PURPOSE: Partial volume effect (PVE) plays an important role in both qualitative and quantitative PET image accuracy, especially for small structures. A previously proposed voxelwise PVE correction method applied on PET reconstructed images involves the use of Lucy-Richardson deconvolution incorporating wavelet-based denoising to limit the associated propagation of noise. The aim of this study is to incorporate the deconvolution, coupled with the denoising step, directly inside the iterative reconstruction process to further improve PVE correction.

METHODS: The list-mode ordered subset expectation maximization (OSEM) algorithm has been modified accordingly with the application of the Lucy-Richardson deconvolution algorithm to the current estimation of the image, at each reconstruction iteration. Acquisitions of the NEMA NU2-2001 IQ phantom were performed on a GE DRX PET/CT system to study the impact of incorporating the deconvolution inside the   reconstruction [with and without the point spread function (PSF) model] in comparison to its application postreconstruction and to
standard iterative reconstruction incorporating the PSF model. The impact of the denoising step was also evaluated. Images were semiquantitatively assessed by studying the trade-off between the intensity recovery and the noise level in the background estimated as relative standard deviation. Qualitative assessments of the developed methods were additionally performed on clinical cases.

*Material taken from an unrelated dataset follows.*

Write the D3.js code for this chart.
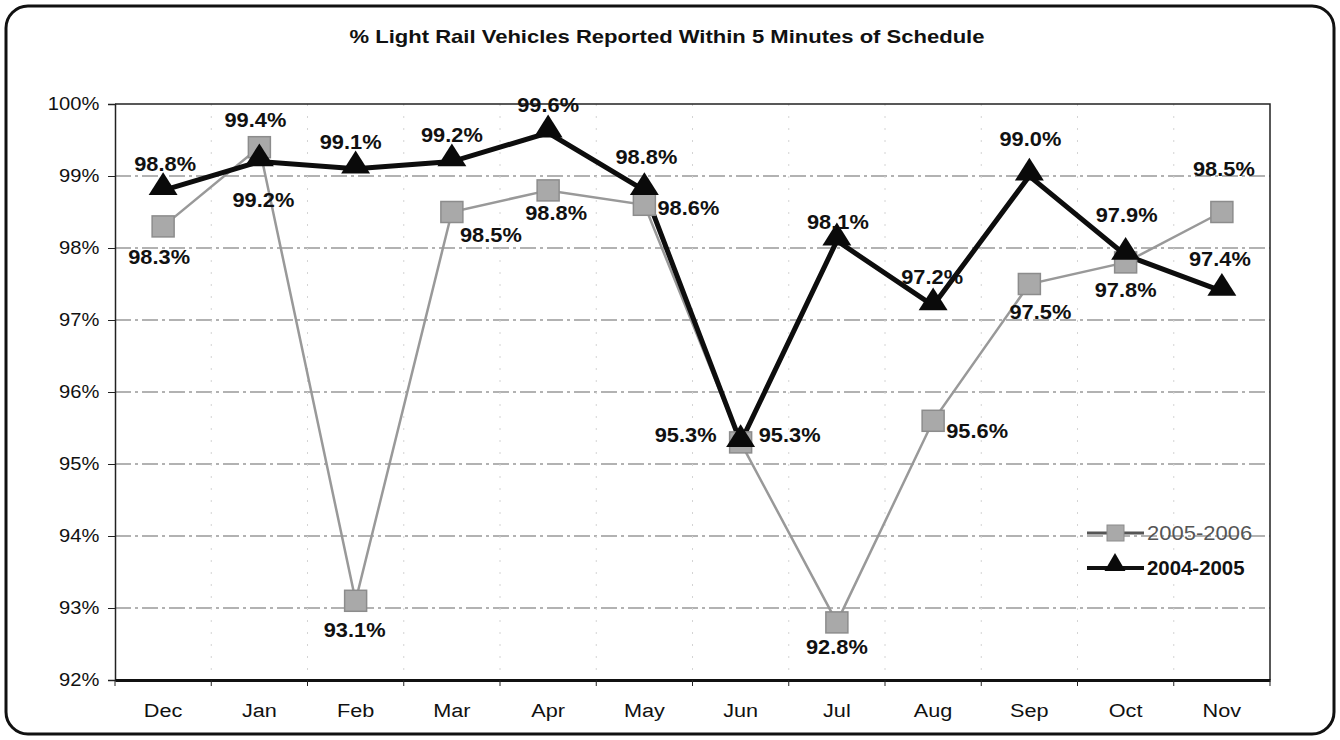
<!DOCTYPE html>
<html>
<head>
<meta charset="utf-8">
<script src="https://cdn.jsdelivr.net/npm/d3@7"></script>
<style>
  body { margin: 0; background: #fff; }
  text { font-family: "Liberation Sans", Arial, sans-serif; }
</style>
</head>
<body>
<svg id="chart" width="1340" height="740"></svg>
<script>
// data
var months = ["Dec", "Jan", "Feb", "Mar", "Apr", "May", "Jun", "Jul", "Aug", "Sep", "Oct", "Nov"];
var yTicks = [92, 93, 94, 95, 96, 97, 98, 99, 100];
var s2005 = [98.3, 99.4, 93.1, 98.5, 98.8, 98.6, 95.3, 92.8, 95.6, 97.5, 97.8, 98.5];
var s2004 = [98.8, 99.2, 99.1, 99.2, 99.6, 98.8, 95.3, 98.1, 97.2, 99.0, 97.9, 97.4];

// label placement, [dx, dy] from each point (layout only)
var off2005 = [[-4, 38], [-4, -20], [-1, 36], [39, 30], [8, 30], [44, 10], [-55, 0], [0, 32], [44, 17], [11, 35], [0, 35], [2, -36]];
var off2004 = [[2, -19], [4, 45], [-5, -20], [0, -20], [0, -21], [2, -26], [49, 0], [1, -12], [-1, -22], [1, -30], [1, -33], [-2, -25]];

var svg = d3.select("#chart");
var W = 1340, H = 740;

// the scanned original is a bit wider than it is tall, so text is stretched
function stretch(sel, s) {
  sel.each(function () {
    var t = d3.select(this);
    var tx = +t.attr("x") || 0, ty = +t.attr("y") || 0;
    t.attr("x", 0).attr("y", 0)
      .attr("transform", "translate(" + tx + "," + ty + ") scale(" + s + ",1)");
  });
}

// outer frame
svg.append("rect")
  .attr("x", 6).attr("y", 6).attr("width", W - 12).attr("height", H - 12)
  .attr("rx", 22).attr("ry", 22)
  .attr("fill", "#fff").attr("stroke", "#111").attr("stroke-width", 3);

svg.append("text")
  .attr("x", 667).attr("y", 43)
  .attr("text-anchor", "middle")
  .attr("font-size", 19).attr("font-weight", "bold").attr("fill", "#111")
  .text("% Light Rail Vehicles Reported Within 5 Minutes of Schedule")
  .call(stretch, 1.16);

var pL = 115, pR = 1270, pT = 104, pB = 680;

var x = d3.scaleBand().domain(months).range([pL, pR]);
var y = d3.scaleLinear().domain([92, 100]).range([pB, pT]);

// grid
svg.append("g").selectAll("line")
  .data(yTicks.slice(1, -1))
  .enter().append("line")
  .attr("x1", pL).attr("x2", pR)
  .attr("y1", function (d) { return y(d); })
  .attr("y2", function (d) { return y(d); })
  .attr("stroke", "#666").attr("stroke-width", 1.2)
  .attr("stroke-dasharray", "16,4,3,4");

svg.append("g").selectAll("line")
  .data(months.slice(1))
  .enter().append("line")
  .attr("x1", function (d) { return x(d); })
  .attr("x2", function (d) { return x(d); })
  .attr("y1", pT).attr("y2", pB)
  .attr("stroke", "#d4d4d4").attr("stroke-width", 1)
  .attr("stroke-dasharray", "2,10");

// plot border (top + right)
svg.append("path")
  .attr("d", "M" + pL + "," + pT + "H" + pR + "V" + pB)
  .attr("fill", "none").attr("stroke", "#222").attr("stroke-width", 1.5);

// axes
var yAxis = svg.append("g")
  .attr("transform", "translate(" + pL + ",0)")
  .call(d3.axisLeft(y).tickValues(yTicks).tickSize(7).tickPadding(7)
    .tickFormat(function (d) { return d + "%"; }));
yAxis.select(".domain").attr("stroke", "#222").attr("stroke-width", 1.5);
yAxis.selectAll("line").attr("stroke", "#222");
yAxis.selectAll("text").attr("font-size", 18).attr("fill", "#111")
  .style("font-family", "Liberation Sans, Arial, sans-serif")
  .attr("transform", "scale(1.12,1)");

var xAxis = svg.append("g")
  .attr("transform", "translate(0," + pB + ")")
  .call(d3.axisBottom(x).tickSize(0).tickPadding(24));
xAxis.select(".domain").attr("stroke", "#111").attr("stroke-width", 3);
xAxis.selectAll("text").attr("font-size", 19).attr("fill", "#111")
  .style("font-family", "Liberation Sans, Arial, sans-serif")
  .attr("transform", "scale(1.14,1)");

// tick marks at category boundaries
svg.append("g").selectAll("line")
  .data(d3.range(months.length + 1))
  .enter().append("line")
  .attr("x1", function (i) { return pL + i * x.step(); })
  .attr("x2", function (i) { return pL + i * x.step(); })
  .attr("y1", pB).attr("y2", pB + 6)
  .attr("stroke", "#222").attr("stroke-width", 1);

function cx(i) { return x(months[i]) + x.bandwidth() / 2; }

var line = d3.line()
  .x(function (d, i) { return cx(i); })
  .y(function (d) { return y(d); });

// 2005-2006 (gray)
svg.append("path").datum(s2005)
  .attr("d", line).attr("fill", "none")
  .attr("stroke", "#999").attr("stroke-width", 2.5);

// 2004-2005 (black)
svg.append("path").datum(s2004)
  .attr("d", line).attr("fill", "none")
  .attr("stroke", "#0d0d0d").attr("stroke-width", 5);

var sqW = 22, sqH = 21;
svg.append("g").selectAll("rect")
  .data(s2005)
  .enter().append("rect")
  .attr("x", function (d, i) { return cx(i) - sqW / 2; })
  .attr("y", function (d) { return y(d) - sqH / 2; })
  .attr("width", sqW).attr("height", sqH)
  .attr("fill", "#a9a9a9").attr("stroke", "#8c8c8c").attr("stroke-width", 1.5);

var tri = d3.symbol().type(d3.symbolTriangle).size(300);
svg.append("g").selectAll("path")
  .data(s2004)
  .enter().append("path")
  .attr("d", tri)
  .attr("transform", function (d, i) { return "translate(" + cx(i) + "," + (y(d) - 3) + ") scale(1.1,1)"; })
  .attr("fill", "#0a0a0a");

function labels(data, offs) {
  svg.append("g").selectAll("text")
    .data(data)
    .enter().append("text")
    .attr("x", function (d, i) { return cx(i) + offs[i][0]; })
    .attr("y", function (d, i) { return y(d) + offs[i][1]; })
    .attr("text-anchor", "middle")
    .attr("font-size", 20).attr("font-weight", "bold").attr("fill", "#111")
    .text(function (d) { return d.toFixed(1) + "%"; })
    .call(stretch, 1.09);
}
labels(s2005, off2005);
labels(s2004, off2004);

// legend
var lg = svg.append("g").attr("transform", "translate(1087,533)");
lg.append("line").attr("x1", 0).attr("x2", 57).attr("y1", 0).attr("y2", 0)
  .attr("stroke", "#555").attr("stroke-width", 3);
lg.append("rect").attr("x", 20).attr("y", -8).attr("width", 17).attr("height", 16)
  .attr("fill", "#a9a9a9").attr("stroke", "#8c8c8c");
lg.append("text").attr("x", 60).attr("y", 7).attr("font-size", 20).attr("fill", "#555")
  .text("2005-2006").call(stretch, 1.1);
lg.append("line").attr("x1", 0).attr("x2", 57).attr("y1", 35).attr("y2", 35)
  .attr("stroke", "#111").attr("stroke-width", 4);
lg.append("path").attr("d", d3.symbol().type(d3.symbolTriangle).size(190))
  .attr("transform", "translate(28,32)").attr("fill", "#0a0a0a");
lg.append("text").attr("x", 60).attr("y", 42).attr("font-size", 20).attr("font-weight", "bold")
  .attr("fill", "#111").text("2004-2005").call(stretch, 1.02);
</script>
</body>
</html>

RESULTS: Incorporating the deconvolution without denoising within the reconstruction achieved superior intensity recovery in comparison to both
standard OSEM reconstruction integrating a PSF model and application of the deconvolution algorithm in a postreconstruction process. The addition of the denoising step permitted to limit the SNR degradation while preserving the intensity recovery.

CONCLUSIONS: This study demonstrates the feasibility of incorporating the Lucy-Richardson deconvolution associated with a wavelet-based denoising in the reconstruction process to better correct for PVE. Future work includes further evaluations of the proposed method on clinical datasets and the use of improved PSF models.